The patent absurdity of this myth comes not from its assertion that special-interest groups greatly influence politics. This is true for Republicans and Democrats alike. But the myth implies that one side caters to special interest, while the other represents "the people". The assertion that the interests of big business, the military-industrial complex, or any of the other supporters of conservative politics are any less special interests than labor unions or civil liberty groups should be rejected as mere polemics. 

The myth of unilateral factionalism implies a people whose interests are at odds with special-interest groups. The collapse of the Articles of Confederation, the establishment of our federal Constitution, and much of U.S. history thereafter affirms this as a myth. The structure of our government fosters, and in fact necessitates, groups of individuals working together for shared goals. The myth of unilateral factionalism advances an agenda that is itself in large part the product of same of the most powerful, self-interested, destructive and exploitative special interests, while at the same time undermining those who espouse interests that would conflict with their own. 

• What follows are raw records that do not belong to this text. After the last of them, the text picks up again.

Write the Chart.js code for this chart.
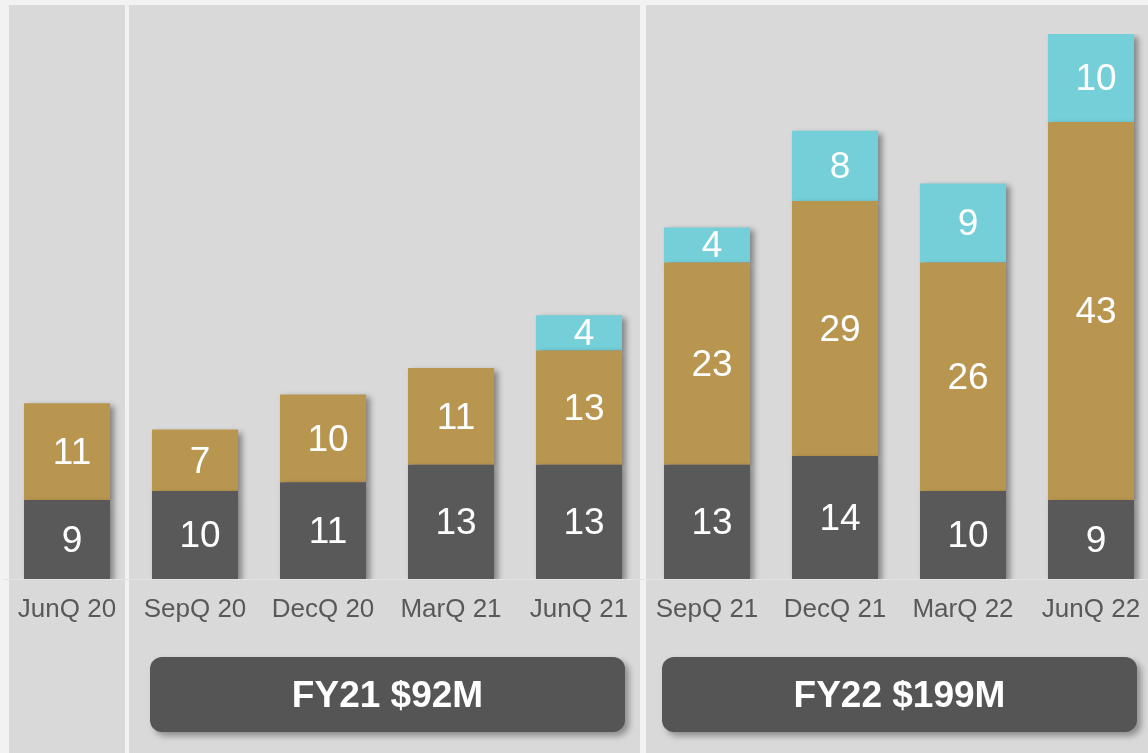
<!DOCTYPE html>
<html>
<head>
<meta charset="utf-8">
<script src="https://cdn.jsdelivr.net/npm/chart.js@4/dist/chart.umd.min.js"></script>
<style>
    html, body { margin: 0; padding: 0; background: #f2f2f2; overflow: hidden; }
    #wrap { position: relative; width: 1148px; height: 753px; overflow: hidden; }
    canvas { position: absolute; left: 0; top: 0; }
</style>
</head>
<body>
<div id="wrap"><canvas id="revenueChart" width="1160" height="753"></canvas></div>
<script>
// Quarter labels
const quarters = ['JunQ 20', 'SepQ 20', 'DecQ 20', 'MarQ 21', 'JunQ 21', 'SepQ 21', 'DecQ 21', 'MarQ 22', 'JunQ 22'];

// Stack values (bottom to top)
const darkValues = [9, 10, 11, 13, 13, 13, 14, 10, 9];
const goldValues = [11, 7, 10, 11, 13, 23, 29, 26, 43];
const cyanValues = [null, null, null, null, 4, 4, 8, 9, 10];

// Fiscal year summary boxes (first and last quarter index)
const fyLabels = ['FY21 $92M', 'FY22 $199M'];
const fyStart = [1, 5];
const fyEnd = [4, 8];

const FONT = '"Liberation Sans", Arial, sans-serif';

// Background panels + fiscal year boxes
const panelPlugin = {
    id: 'panels',
    beforeDraw(chart) {
        const ctx = chart.ctx;
        const x = chart.scales.x;
        const c = i => x.getPixelForValue(i);
        ctx.save();
        ctx.fillStyle = '#f2f2f2';
        ctx.fillRect(0, 0, chart.width, chart.height);
        ctx.fillStyle = '#d9d9d9';
        const top = 5;
        ctx.fillRect(c(0) - 58, top, 116, chart.height);
        ctx.fillRect(c(1) - 66, top, (c(4) + 61) - (c(1) - 66), chart.height);
        ctx.fillRect(c(5) - 61, top, chart.width, chart.height);
        ctx.restore();
    },
    afterDraw(chart) {
        const ctx = chart.ctx;
        const x = chart.scales.x;
        fyLabels.forEach((label, i) => {
            const left = x.getPixelForValue(fyStart[i]) - 45;
            const right = x.getPixelForValue(fyEnd[i]) + 46;
            const y = 657, h = 75;
            ctx.save();
            ctx.shadowColor = 'rgba(0,0,0,0.35)';
            ctx.shadowBlur = 6;
            ctx.shadowOffsetX = 4;
            ctx.shadowOffsetY = 4;
            ctx.fillStyle = '#555555';
            ctx.beginPath();
            ctx.roundRect(left, y, right - left, h, 12);
            ctx.fill();
            ctx.restore();
            ctx.save();
            ctx.fillStyle = '#ffffff';
            ctx.font = 'bold 37px ' + FONT;
            ctx.textAlign = 'center';
            ctx.textBaseline = 'middle';
            ctx.fillText(label, (left + right) / 2, y + h / 2 + 2);
            ctx.restore();
        });
    }
};

// Bar shadows and value labels
const barPlugin = {
    id: 'barDecor',
    beforeDatasetsDraw(chart) {
        const ctx = chart.ctx;
        ctx.save();
        ctx.shadowColor = 'rgba(0,0,0,0.4)';
        ctx.shadowBlur = 6;
        ctx.shadowOffsetX = 4;
        ctx.shadowOffsetY = 3;
    },
    afterDatasetsDraw(chart) {
        const ctx = chart.ctx;
        ctx.restore();
        ctx.save();
        ctx.fillStyle = '#ffffff';
        ctx.font = '37px ' + FONT;
        ctx.textAlign = 'center';
        ctx.textBaseline = 'middle';
        chart.data.datasets.forEach((ds, di) => {
            const meta = chart.getDatasetMeta(di);
            meta.data.forEach((bar, i) => {
                const v = ds.data[i];
                if (v == null) return;
                const p = bar.getProps(['x', 'y', 'base'], true);
                ctx.fillText(String(v), p.x + 5, (p.y + p.base) / 2 + 2);
            });
        });
        ctx.restore();
    }
};

const canvas = document.getElementById('revenueChart');
new Chart(canvas.getContext('2d'), {
    type: 'bar',
    data: {
        labels: quarters,
        datasets: [
            { data: darkValues, backgroundColor: '#595959' },
            { data: goldValues, backgroundColor: '#b9964f' },
            { data: cyanValues, backgroundColor: '#74cfd9' }
        ]
    },
    options: {
        responsive: false,
        animation: false,
        layout: { padding: { left: 3, right: 5, top: 34, bottom: 0 } },
        datasets: {
            bar: { barPercentage: 0.672, categoryPercentage: 1, borderWidth: 0 }
        },
        plugins: {
            legend: { display: false },
            tooltip: { enabled: false }
        },
        scales: {
            x: {
                stacked: true,
                grid: { display: false, drawTicks: false },
                border: { display: true, color: '#e4e4e4', width: 1 },
                ticks: {
                    color: '#595959',
                    font: { family: FONT, size: 26 },
                    padding: 15,
                    maxRotation: 0,
                    autoSkip: false
                },
                afterFit(scale) { scale.height = 174; }
            },
            y: {
                stacked: true,
                display: false,
                min: 0,
                max: 62
            }
        }
    },
    plugins: [panelPlugin, barPlugin]
});
</script>
</body>
</html>
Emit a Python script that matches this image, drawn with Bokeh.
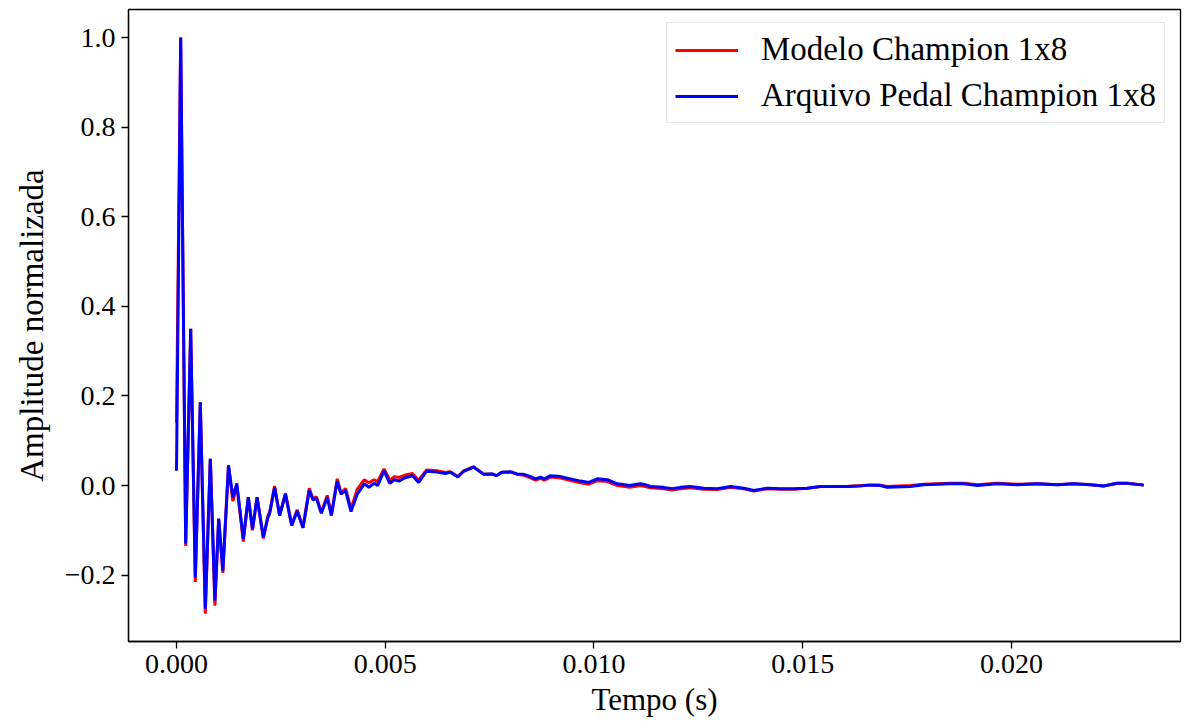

These myths are of overarching importance because they transcend any single issue. For example, Richard Nixon retired on the myth of strict constructionism to justify his conservative nominees to the Supreme Court. Also, the special-interest myth will certainly continue to be raised against liberal and progressive political campaigns. 

Only by going beyond mere polemics can we expose and explode these myths, and look beyond them to the issues like the Bork debate which they currently obscure.